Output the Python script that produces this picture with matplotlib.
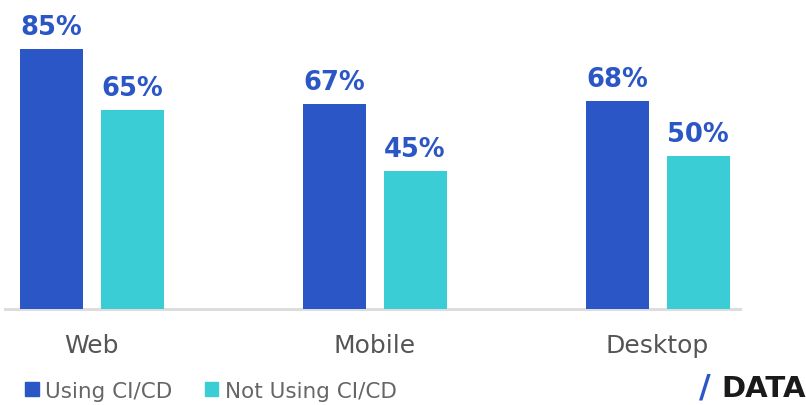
import matplotlib.pyplot as plt
import numpy as np
from matplotlib.patches import Patch

# data
categories = ["Web", "Mobile", "Desktop"]
using_cicd = [85, 67, 68]
not_using_cicd = [65, 45, 50]
series_names = ["Using CI/CD", "Not Using CI/CD"]

BLUE = "#2b56c6"
CYAN = "#3bcdd5"
GREY = "#555555"
W, H = 806, 406

fig = plt.figure(figsize=(W / 100, H / 100), dpi=100)
ax = fig.add_axes([5 / W, 96 / H, 735 / W, 306 / H])

x = np.arange(len(categories))
width = 63 / 283
off = 40.5 / 283
b1 = ax.bar(x - off, using_cicd, width, color=BLUE, zorder=2)
b2 = ax.bar(x + off, not_using_cicd, width, color=CYAN, zorder=2)

# value labels above bars
for bars in (b1, b2):
    for rect in bars:
        h = rect.get_height()
        ax.annotate(f"{h:.0f}%", (rect.get_x() + rect.get_width() / 2, h),
                    xytext=(0, 11), textcoords="offset points",
                    ha="center", va="baseline", fontsize=18.5,
                    fontweight="bold", color=BLUE)

# category labels under the baseline
for i, name in enumerate(categories):
    ax.annotate(name, (x[i], 0), xycoords=("data", "axes fraction"),
                xytext=(0, -31), textcoords="offset points",
                ha="center", va="baseline", fontsize=18, color=GREY)

ax.axhline(0, color="#dddddd", lw=2.2, zorder=1, clip_on=False)
ax.set_xlim((5 - 91.5) / 283, (740 - 91.5) / 283)
ax.set_ylim(0, 100)
ax.axis("off")

handles = [Patch(color=BLUE), Patch(color=CYAN)]
fig.legend(handles, series_names, loc="lower left",
           bbox_to_anchor=(25 / W, 4 / H), ncol=2, frameon=False,
           fontsize=15.5, labelcolor="#666666", handlelength=0.63,
           handleheight=0.63, handletextpad=0.3, columnspacing=1.5,
           borderpad=0, borderaxespad=0)

# logo
fig.text(699 / W, 9 / H, "/", color=BLUE, fontsize=23, fontweight="bold",
         va="baseline")
fig.text(806 / W, 9 / H, "DATA", color="#1a1a1a", fontsize=21,
         fontweight="bold", ha="right", va="baseline")

fig.savefig("out.png", dpi=100)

PROBLEM TO SOLVE -
Copy the data word for word. Pictures do not go in the copy.

TASK OUTPUT -
Output the Python script that produces this picture with matplotlib.
import matplotlib.pyplot as plt
import numpy as np
from matplotlib.patches import Patch

# data
categories = ["Web", "Mobile", "Desktop"]
using_cicd = [85, 67, 68]
not_using_cicd = [65, 45, 50]
series_names = ["Using CI/CD", "Not Using CI/CD"]

BLUE = "#2b56c6"
CYAN = "#3bcdd5"
GREY = "#555555"
W, H = 806, 406

fig = plt.figure(figsize=(W / 100, H / 100), dpi=100)
ax = fig.add_axes([5 / W, 96 / H, 735 / W, 306 / H])

x = np.arange(len(categories))
width = 63 / 283
off = 40.5 / 283
b1 = ax.bar(x - off, using_cicd, width, color=BLUE, zorder=2)
b2 = ax.bar(x + off, not_using_cicd, width, color=CYAN, zorder=2)

# value labels above bars
for bars in (b1, b2):
    for rect in bars:
        h = rect.get_height()
        ax.annotate(f"{h:.0f}%", (rect.get_x() + rect.get_width() / 2, h),
                    xytext=(0, 11), textcoords="offset points",
                    ha="center", va="baseline", fontsize=18.5,
                    fontweight="bold", color=BLUE)

# category labels under the baseline
for i, name in enumerate(categories):
    ax.annotate(name, (x[i], 0), xycoords=("data", "axes fraction"),
                xytext=(0, -31), textcoords="offset points",
                ha="center", va="baseline", fontsize=18, color=GREY)

ax.axhline(0, color="#dddddd", lw=2.2, zorder=1, clip_on=False)
ax.set_xlim((5 - 91.5) / 283, (740 - 91.5) / 283)
ax.set_ylim(0, 100)
ax.axis("off")

handles = [Patch(color=BLUE), Patch(color=CYAN)]
fig.legend(handles, series_names, loc="lower left",
           bbox_to_anchor=(25 / W, 4 / H), ncol=2, frameon=False,
           fontsize=15.5, labelcolor="#666666", handlelength=0.63,
           handleheight=0.63, handletextpad=0.3, columnspacing=1.5,
           borderpad=0, borderaxespad=0)

# logo
fig.text(699 / W, 9 / H, "/", color=BLUE, fontsize=23, fontweight="bold",
         va="baseline")
fig.text(806 / W, 9 / H, "DATA", color="#1a1a1a", fontsize=21,
         fontweight="bold", ha="right", va="baseline")

fig.savefig("out.png", dpi=100)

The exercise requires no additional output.